The belief that lack of money supply is the key restraint on the UK economy, which is being used as the cover for financing the deficit in this way, is misguided. Rather than simply expanding the amount of money in the economy and giving it all to the Government, economic policy needs to be directed at restoring the flow of credit and reducing the cost of existing debt for the private sector. If the Bank was serious about using new money to improve credit availability, they could have followed the example of the Federal Reserve and European Central Bank in directing asset purchases to mortgage and credit related assets. The vast majority of Fed asset purchases were of mortgage bonds.

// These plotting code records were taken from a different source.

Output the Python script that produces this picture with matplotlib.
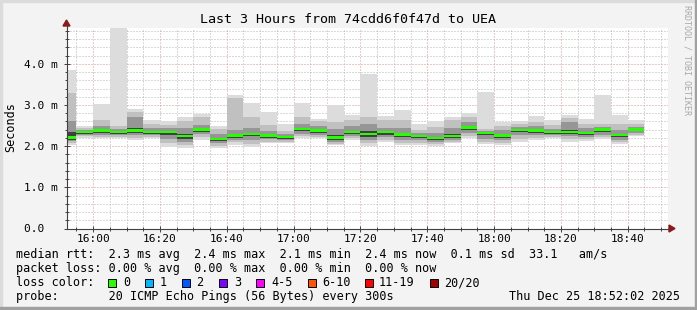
import numpy as np
import pandas as pd
import matplotlib
matplotlib.use("Agg")
import matplotlib.pyplot as plt
import matplotlib.dates as mdates
from matplotlib.patches import Rectangle, Polygon
import datetime as dt

# smoke data, one entry per 5 minute step (ms)
bar_start = pd.date_range("2025-12-25 15:50", periods=35, freq="5min")
rtt_max = [3.85, 2.49, 3.02, 4.90, 2.91, 2.63, 2.60, 2.70, 2.78, 2.50, 3.24, 3.05, 2.82, 2.54, 3.04, 2.67, 3.00, 2.75,
           3.75, 2.74, 2.88, 2.54, 2.61, 2.71, 2.81, 3.32, 2.59, 2.61, 2.73, 2.63, 2.75, 2.66, 3.24, 2.75, 2.63]
rtt_p90 = [3.30, 2.45, 2.63, 2.49, 2.84, 2.54, 2.52, 2.60, 2.70, 2.42, 3.18, 2.71, 2.51, 2.37, 2.71, 2.62, 2.59, 2.63,
           2.71, 2.63, 2.63, 2.39, 2.47, 2.63, 2.71, 2.41, 2.50, 2.55, 2.59, 2.51, 2.69, 2.55, 2.54, 2.55, 2.55]
rtt_p75 = [2.60, 2.40, 2.50, 2.42, 2.71, 2.44, 2.44, 2.45, 2.51, 2.30, 2.40, 2.45, 2.37, 2.30, 2.55, 2.50, 2.42, 2.50,
           2.55, 2.45, 2.45, 2.31, 2.33, 2.45, 2.58, 2.36, 2.40, 2.47, 2.48, 2.41, 2.58, 2.43, 2.47, 2.40, 2.47]
rtt_p60 = [2.35, 2.36, 2.41, 2.37, 2.45, 2.37, 2.37, 2.30, 2.43, 2.21, 2.30, 2.33, 2.29, 2.24, 2.45, 2.41, 2.27, 2.38,
           2.38, 2.36, 2.32, 2.26, 2.23, 2.29, 2.49, 2.33, 2.30, 2.41, 2.40, 2.36, 2.39, 2.35, 2.42, 2.30, 2.42]
rtt_median = [2.20, 2.33, 2.37, 2.34, 2.37, 2.33, 2.33, 2.24, 2.39, 2.17, 2.25, 2.29, 2.25, 2.21, 2.41, 2.37, 2.20, 2.33,
              2.29, 2.33, 2.27, 2.24, 2.19, 2.24, 2.44, 2.31, 2.25, 2.38, 2.37, 2.33, 2.33, 2.31, 2.39, 2.26, 2.39]
rtt_p40 = [2.16, 2.30, 2.33, 2.30, 2.33, 2.30, 2.27, 2.18, 2.35, 2.13, 2.21, 2.24, 2.21, 2.18, 2.36, 2.33, 2.16, 2.29,
           2.23, 2.28, 2.22, 2.20, 2.15, 2.20, 2.39, 2.26, 2.21, 2.34, 2.33, 2.30, 2.29, 2.27, 2.34, 2.22, 2.36]
rtt_p25 = [2.12, 2.27, 2.28, 2.26, 2.28, 2.27, 2.18, 2.10, 2.30, 2.07, 2.16, 2.16, 2.17, 2.14, 2.30, 2.28, 2.11, 2.24,
           2.15, 2.22, 2.15, 2.14, 2.10, 2.15, 2.32, 2.18, 2.15, 2.27, 2.27, 2.27, 2.24, 2.22, 2.28, 2.16, 2.32]
rtt_p10 = [2.08, 2.24, 2.23, 2.22, 2.21, 2.23, 2.07, 2.02, 2.22, 2.01, 2.09, 2.06, 2.11, 2.10, 2.24, 2.23, 2.06, 2.19,
           2.07, 2.16, 2.08, 2.08, 2.05, 2.11, 2.25, 2.10, 2.08, 2.18, 2.20, 2.23, 2.17, 2.17, 2.22, 2.10, 2.28]
rtt_min = [2.03, 2.21, 2.19, 2.19, 2.15, 2.19, 1.99, 1.96, 2.15, 1.96, 2.03, 1.99, 2.07, 2.07, 2.19, 2.19, 2.03, 2.15,
           2.01, 2.11, 2.03, 2.03, 2.01, 2.08, 2.19, 2.05, 2.03, 2.11, 2.15, 2.19, 2.11, 2.13, 2.17, 2.05, 2.25]

ytick_vals = [0, 1, 2, 3, 4]
ytick_labels = ["0.0  ", "1.0 m", "2.0 m", "3.0 m", "4.0 m"]

title = "Last 3 Hours from 74cdd6f0f47d to UEA"
legend_rtt = "median rtt:  2.3 ms avg  2.4 ms max  2.1 ms min  2.4 ms now  0.1 ms sd  33.1   am/s"
legend_loss = "packet loss: 0.00 % avg  0.00 % max  0.00 % min  0.00 % now"
probe_text = "probe:       20 ICMP Echo Pings (56 Bytes) every 300s"
stamp_text = "Thu Dec 25 18:52:02 2025"
loss_labels = ["0", "1", "2", "3", "4-5", "6-10", "11-19", "20/20"]
loss_colors = ["#26ff00", "#00b8ff", "#0059ff", "#7e00ff", "#ff00ff", "#ff5500", "#ff0000", "#a10000"]

W, H = 697, 310
def fx(x):
    return x / W
def fy(y):
    return 1 - y / H

mono = "DejaVu Sans Mono"
fig = plt.figure(figsize=(W / 100, H / 100), dpi=100, facecolor="#f3f3f3")

# frame bevel
fig.patches.append(Rectangle((0, fy(2)), 1, 2 / H, transform=fig.transFigure, color="#dcdcdc", zorder=0))
fig.patches.append(Rectangle((0, 0), 2 / W, 1, transform=fig.transFigure, color="#dcdcdc", zorder=0))
fig.patches.append(Rectangle((0, 0), 1, 3 / H, transform=fig.transFigure, color="#a0a0a0", zorder=0))
fig.patches.append(Rectangle((fx(695), 0), 2 / W, 1, transform=fig.transFigure, color="#a0a0a0", zorder=0))

ax = fig.add_axes([fx(66.5), fy(228.5), (668 - 66.5) / W, (228.5 - 28) / H])
ax.set_facecolor("white")

w = 5 / 1440
layers = [
    (rtt_min, rtt_max, "#dcdcdc"),
    (rtt_p10, rtt_p90, "#c0c0c0"),
    (rtt_p25, rtt_p75, "#969696"),
    (rtt_p40, rtt_p60, "#404040"),
]
for lo, hi, col in layers:
    lo = np.array(lo)
    hi = np.array(hi)
    ax.bar(bar_start, hi - lo, bottom=lo, width=w, align="edge", color=col, linewidth=0, zorder=2)
med = np.array(rtt_median)
ax.bar(bar_start, 0.06, bottom=med - 0.02, width=w, align="edge", color=loss_colors[0], linewidth=0, zorder=3)

ax.set_xlim(dt.datetime(2025, 12, 25, 15, 52, 2), dt.datetime(2025, 12, 25, 18, 52, 2))
ax.set_ylim(0, 4.87)
ax.xaxis.set_major_locator(mdates.MinuteLocator(byminute=[0, 20, 40]))
ax.xaxis.set_minor_locator(mdates.MinuteLocator(byminute=range(0, 60, 5)))
ax.xaxis.set_major_formatter(mdates.DateFormatter("%H:%M"))
ax.set_yticks(ytick_vals)
ax.set_yticklabels(ytick_labels)
ax.set_yticks(np.arange(0, 4.9, 0.2), minor=True)

ax.set_axisbelow(True)
ax.grid(which="minor", color="#b4b4b4", linestyle=(0, (1, 2)), linewidth=0.72, zorder=0)
ax.grid(which="major", color="#e69090", linestyle=(0, (1, 2)), linewidth=0.72, zorder=0)

for s in ["top", "right"]:
    ax.spines[s].set_visible(False)
for s in ["left", "bottom"]:
    ax.spines[s].set_color("#404040")
    ax.spines[s].set_linewidth(0.8)
    ax.spines[s].set_zorder(5)
ax.tick_params(which="both", direction="inout", color="#404040", width=0.7, length=4)
ax.tick_params(which="minor", length=3)
ax.tick_params(axis="y", which="major", pad=4)
ax.tick_params(axis="x", which="major", pad=2)
for lab in ax.get_xticklabels() + ax.get_yticklabels():
    lab.set_fontfamily(mono)
    lab.set_fontsize(8)
    lab.set_color("#000000")

# axis extensions and arrows
fig.add_artist(plt.Line2D([fx(66.5), fx(66.5)], [fy(28), fy(23)], color="#404040", lw=0.8))
fig.add_artist(plt.Line2D([fx(668), fx(671)], [fy(228.5), fy(228.5)], color="#404040", lw=0.8))
fig.patches.append(Polygon([(fx(63), fy(26)), (fx(70), fy(26)), (fx(66.5), fy(20))],
                           transform=fig.transFigure, color="#8b1a1a", zorder=6))
fig.patches.append(Polygon([(fx(669), fy(225)), (fx(669), fy(232)), (fx(675), fy(228.5))],
                           transform=fig.transFigure, color="#8b1a1a", zorder=6))

fig.text(fx(347.5), fy(19.5), title, family=mono, size=9.6, ha="center", va="center", color="#000000")
fig.text(fx(10.5), fy(127), "Seconds", family=mono, size=8.5, rotation=90, ha="center", va="center")
fig.text(fx(687), fy(60), "RRDTOOL / TOBI OETIKER", family=mono, size=6, rotation=270,
         ha="center", va="center", color="#a8a8a8")

fig.text(fx(16), fy(254.5), legend_rtt, family=mono, size=8.5, va="center")
fig.text(fx(16), fy(268.5), legend_loss, family=mono, size=8.5, va="center")
fig.text(fx(16), fy(282.7), "loss color:", family=mono, size=8.5, va="center")
fig.text(fx(16), fy(296.5), probe_text, family=mono, size=8.5, va="center")
fig.text(fx(680), fy(296.5), stamp_text, family=mono, size=8.5, va="center", ha="right")

box_x = [108, 145.3, 182.2, 219.1, 256.4, 307.6, 365.3, 430.2]
lab_x = [123.6, 160, 196.4, 234.2, 271.1, 321.8, 378.7, 444.4]
for bx, lx, lab, col in zip(box_x, lab_x, loss_labels, loss_colors):
    fig.patches.append(Rectangle((fx(bx), fy(287)), 8 / W, 8 / H, transform=fig.transFigure,
                                 facecolor=col, edgecolor="black", linewidth=0.7, zorder=6))
    fig.text(fx(lx), fy(282.7), lab, family=mono, size=8.5, va="center")

fig.savefig("out.png", dpi=100, facecolor=fig.get_facecolor())
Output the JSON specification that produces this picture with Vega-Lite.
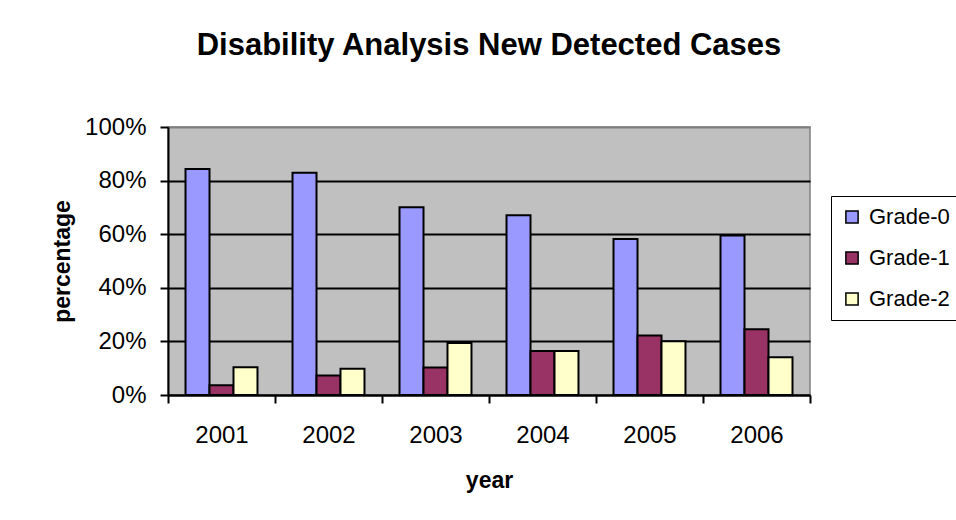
{
  "$schema": "https://vega.github.io/schema/vega-lite/v6.json",
  "width": 642,
  "height": 268,
  "autosize": {"type": "none"},
  "padding": {"left": 168, "top": 127, "right": 146, "bottom": 125},
  "background": "white",
  "title": {
    "text": "Disability Analysis New Detected Cases",
    "font": "Liberation Sans",
    "fontSize": 31,
    "fontWeight": "bold",
    "color": "black",
    "anchor": "middle",
    "frame": "group",
    "baseline": "alphabetic",
    "offset": 29
  },
  "data": {
    "values": [
      {"year": "2001", "grade": "Grade-0", "value": 0.843},
      {"year": "2001", "grade": "Grade-1", "value": 0.036},
      {"year": "2001", "grade": "Grade-2", "value": 0.104},
      {"year": "2002", "grade": "Grade-0", "value": 0.829},
      {"year": "2002", "grade": "Grade-1", "value": 0.073},
      {"year": "2002", "grade": "Grade-2", "value": 0.098},
      {"year": "2003", "grade": "Grade-0", "value": 0.701},
      {"year": "2003", "grade": "Grade-1", "value": 0.103},
      {"year": "2003", "grade": "Grade-2", "value": 0.194},
      {"year": "2004", "grade": "Grade-0", "value": 0.671},
      {"year": "2004", "grade": "Grade-1", "value": 0.164},
      {"year": "2004", "grade": "Grade-2", "value": 0.164},
      {"year": "2005", "grade": "Grade-0", "value": 0.582},
      {"year": "2005", "grade": "Grade-1", "value": 0.222},
      {"year": "2005", "grade": "Grade-2", "value": 0.201},
      {"year": "2006", "grade": "Grade-0", "value": 0.595},
      {"year": "2006", "grade": "Grade-1", "value": 0.245},
      {"year": "2006", "grade": "Grade-2", "value": 0.141}
    ]
  },
  "mark": {"type": "bar", "stroke": "black", "strokeWidth": 2},
  "encoding": {
    "x": {
      "field": "year",
      "type": "nominal",
      "scale": {"paddingInner": 0, "paddingOuter": 0},
      "axis": {
        "title": "year",
        "labelAngle": 0,
        "tickBand": "extent",
        "tickSize": 8,
        "labelPadding": 20,
        "titlePadding": 22,
        "grid": false
      }
    },
    "xOffset": {
      "field": "grade",
      "type": "nominal",
      "scale": {"paddingInner": 0, "paddingOuter": 0.73}
    },
    "y": {
      "field": "value",
      "type": "quantitative",
      "scale": {"domain": [0, 1]},
      "axis": {
        "title": "percentage",
        "format": ".0%",
        "values": [0, 0.2, 0.4, 0.6, 0.8, 1],
        "tickSize": 8,
        "labelPadding": 14,
        "titlePadding": 10,
        "grid": true,
        "gridColor": {"condition": {"test": "datum.value >= 1", "value": "#808080"}, "value": "black"},
        "gridWidth": 2
      }
    },
    "color": {
      "field": "grade",
      "type": "nominal",
      "scale": {"domain": ["Grade-0", "Grade-1", "Grade-2"], "range": ["#9999FF", "#993366", "#FFFFCC"]},
      "legend": {
        "title": null,
        "orient": "none",
        "legendX": 663,
        "legendY": 69,
        "strokeColor": "black",
        "fillColor": "white",
        "padding": 10,
        "symbolType": "square",
        "symbolSize": 150,
        "symbolStrokeColor": "black",
        "symbolStrokeWidth": 1.5,
        "symbolOpacity": 1,
        "labelFontSize": 22,
        "labelFont": "Liberation Sans",
        "labelColor": "black",
        "labelOffset": 6,
        "labelLimit": 200,
        "rowPadding": 19
      }
    }
  },
  "config": {
    "view": {"fill": "#C0C0C0", "stroke": "#808080", "strokeWidth": 1.5},
    "axis": {
      "labelFont": "Liberation Sans",
      "labelFontSize": 24,
      "labelColor": "black",
      "titleFont": "Liberation Sans",
      "titleFontSize": 23,
      "titleFontWeight": "bold",
      "titleColor": "black",
      "domainColor": "black",
      "domainWidth": 2,
      "tickColor": "black",
      "tickWidth": 2
    }
  }
}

The key problem the UK private sector faces is a lack of credit due to a bust banking system. The above chart shows the average rate on a new mortgage taken out in the UK each month – this has stuck resolutely around 4.4% since the money printing programme was launched in March. Net lending growth also remains floored. Without a well functioning credit intermediary, the private sector simply can’t recover. The fix to this is not printing money to fund government deficits, but to fully resolve the bad debt and capital issues of the banking sector. With the Federal Reserve in the US now stepping back from its money printing to purchase assets, the UK is left alone now in its printing money “solution” to the recession. The Bank risks collapsing the Pound through further printing and a surge in inflation; the practice is amplifying rather than resolving the UK’s economic crisis.